# Input data
+++++

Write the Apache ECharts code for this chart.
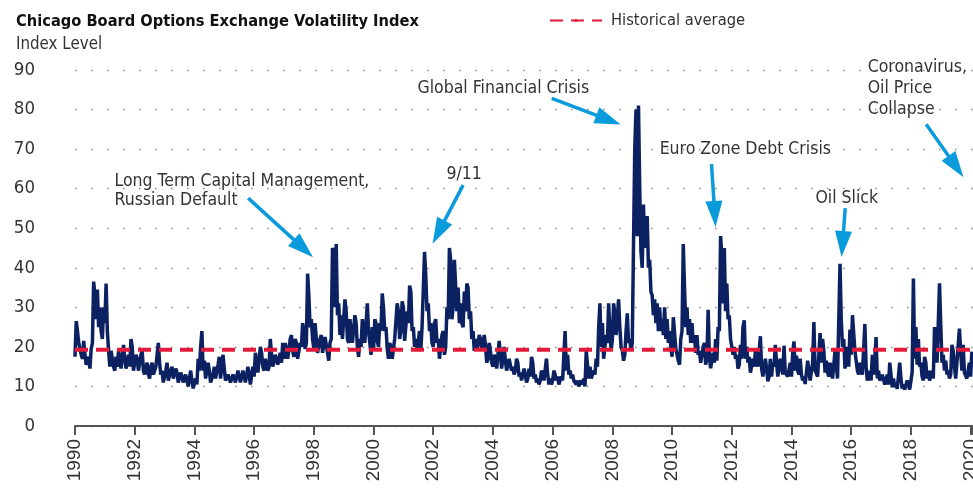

+++++

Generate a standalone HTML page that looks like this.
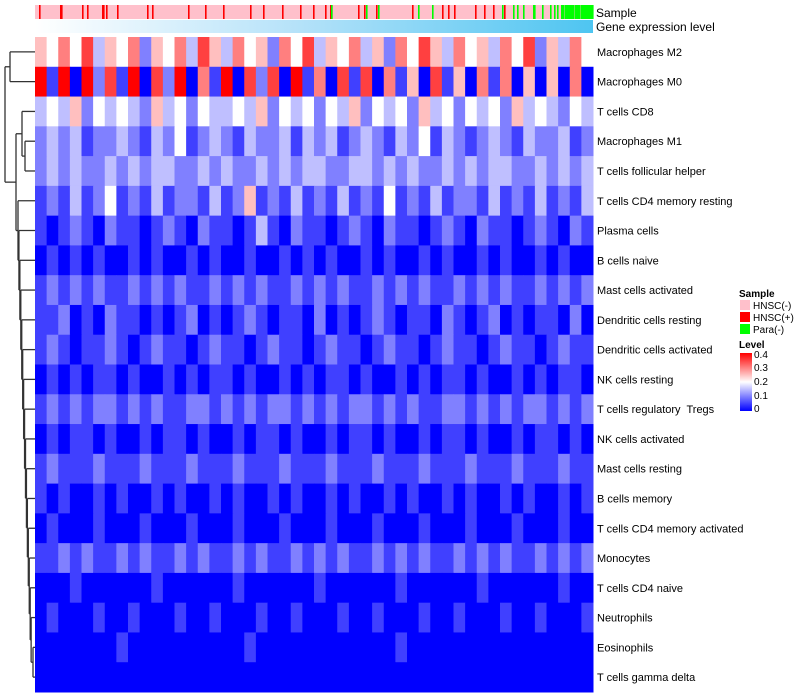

+++++

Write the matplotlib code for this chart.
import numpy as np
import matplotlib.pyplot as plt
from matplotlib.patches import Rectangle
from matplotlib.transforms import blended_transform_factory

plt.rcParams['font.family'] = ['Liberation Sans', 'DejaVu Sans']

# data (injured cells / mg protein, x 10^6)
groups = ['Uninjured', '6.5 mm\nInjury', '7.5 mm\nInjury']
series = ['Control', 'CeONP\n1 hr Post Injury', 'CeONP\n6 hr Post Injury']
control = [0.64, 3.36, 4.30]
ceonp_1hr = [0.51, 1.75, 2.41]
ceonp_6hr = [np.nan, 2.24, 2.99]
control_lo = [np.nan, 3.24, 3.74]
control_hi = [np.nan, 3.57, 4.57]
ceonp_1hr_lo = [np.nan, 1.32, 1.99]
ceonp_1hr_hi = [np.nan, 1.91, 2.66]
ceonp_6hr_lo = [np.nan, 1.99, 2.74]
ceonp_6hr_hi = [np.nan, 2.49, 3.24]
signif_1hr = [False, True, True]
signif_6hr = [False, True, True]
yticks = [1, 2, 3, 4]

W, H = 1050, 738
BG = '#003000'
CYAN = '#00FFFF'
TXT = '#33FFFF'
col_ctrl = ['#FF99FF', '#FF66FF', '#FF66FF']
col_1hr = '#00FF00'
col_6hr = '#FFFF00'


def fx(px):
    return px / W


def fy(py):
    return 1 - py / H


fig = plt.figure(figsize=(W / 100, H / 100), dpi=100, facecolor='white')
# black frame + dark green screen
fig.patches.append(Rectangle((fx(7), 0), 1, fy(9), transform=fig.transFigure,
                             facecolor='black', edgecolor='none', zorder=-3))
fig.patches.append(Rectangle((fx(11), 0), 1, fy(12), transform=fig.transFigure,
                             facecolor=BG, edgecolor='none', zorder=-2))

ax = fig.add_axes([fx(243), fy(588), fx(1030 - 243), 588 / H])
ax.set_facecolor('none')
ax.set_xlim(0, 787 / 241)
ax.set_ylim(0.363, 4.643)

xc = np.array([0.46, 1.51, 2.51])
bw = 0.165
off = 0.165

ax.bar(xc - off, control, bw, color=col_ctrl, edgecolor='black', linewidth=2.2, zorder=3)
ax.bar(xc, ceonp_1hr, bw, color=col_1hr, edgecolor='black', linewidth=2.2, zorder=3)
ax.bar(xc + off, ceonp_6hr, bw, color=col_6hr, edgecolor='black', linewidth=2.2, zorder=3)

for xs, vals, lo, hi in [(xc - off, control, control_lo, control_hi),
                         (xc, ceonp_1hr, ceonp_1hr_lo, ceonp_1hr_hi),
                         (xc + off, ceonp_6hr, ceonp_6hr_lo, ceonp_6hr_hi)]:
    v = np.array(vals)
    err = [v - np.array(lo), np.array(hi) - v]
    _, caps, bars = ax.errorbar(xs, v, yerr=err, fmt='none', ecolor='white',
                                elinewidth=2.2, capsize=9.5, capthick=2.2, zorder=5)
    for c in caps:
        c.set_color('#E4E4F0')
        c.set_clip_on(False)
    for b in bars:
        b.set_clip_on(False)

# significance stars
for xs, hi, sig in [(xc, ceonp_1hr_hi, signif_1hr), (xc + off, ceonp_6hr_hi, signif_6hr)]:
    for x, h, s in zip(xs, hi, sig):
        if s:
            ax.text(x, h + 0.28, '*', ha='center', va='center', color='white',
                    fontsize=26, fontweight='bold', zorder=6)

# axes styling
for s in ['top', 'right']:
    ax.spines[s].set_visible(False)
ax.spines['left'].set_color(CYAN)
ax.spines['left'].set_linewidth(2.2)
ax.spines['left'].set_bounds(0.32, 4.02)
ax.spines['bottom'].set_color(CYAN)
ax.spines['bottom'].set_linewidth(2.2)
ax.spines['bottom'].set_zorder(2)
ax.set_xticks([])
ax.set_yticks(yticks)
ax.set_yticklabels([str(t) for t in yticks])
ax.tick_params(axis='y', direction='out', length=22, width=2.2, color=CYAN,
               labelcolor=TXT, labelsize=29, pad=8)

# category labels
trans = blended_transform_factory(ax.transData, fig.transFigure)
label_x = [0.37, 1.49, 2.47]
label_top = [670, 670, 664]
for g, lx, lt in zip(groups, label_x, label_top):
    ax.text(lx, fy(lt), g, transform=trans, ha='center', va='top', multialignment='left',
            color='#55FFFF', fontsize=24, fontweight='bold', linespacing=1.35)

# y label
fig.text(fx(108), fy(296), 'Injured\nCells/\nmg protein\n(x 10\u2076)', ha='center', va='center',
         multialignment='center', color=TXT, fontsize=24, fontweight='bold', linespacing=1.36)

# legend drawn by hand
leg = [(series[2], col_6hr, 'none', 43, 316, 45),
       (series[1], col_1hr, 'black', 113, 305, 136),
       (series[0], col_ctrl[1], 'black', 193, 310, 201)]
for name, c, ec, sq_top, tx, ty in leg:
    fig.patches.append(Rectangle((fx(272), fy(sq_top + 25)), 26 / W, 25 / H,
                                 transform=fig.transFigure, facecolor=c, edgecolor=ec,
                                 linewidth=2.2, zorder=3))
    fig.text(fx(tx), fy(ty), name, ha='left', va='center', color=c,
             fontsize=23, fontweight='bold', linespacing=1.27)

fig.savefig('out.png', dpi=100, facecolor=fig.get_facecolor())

+++++

Quote the listing above, but only from the line that shows "Write the matplotlib code for this chart." through the line that shows "plt.rcParams['font.family'] = ['Liberation".

# Problem solution
Write the matplotlib code for this chart.
import numpy as np
import matplotlib.pyplot as plt
from matplotlib.patches import Rectangle
from matplotlib.transforms import blended_transform_factory

plt.rcParams['font.family'] = ['Liberation Sans', 'DejaVu Sans']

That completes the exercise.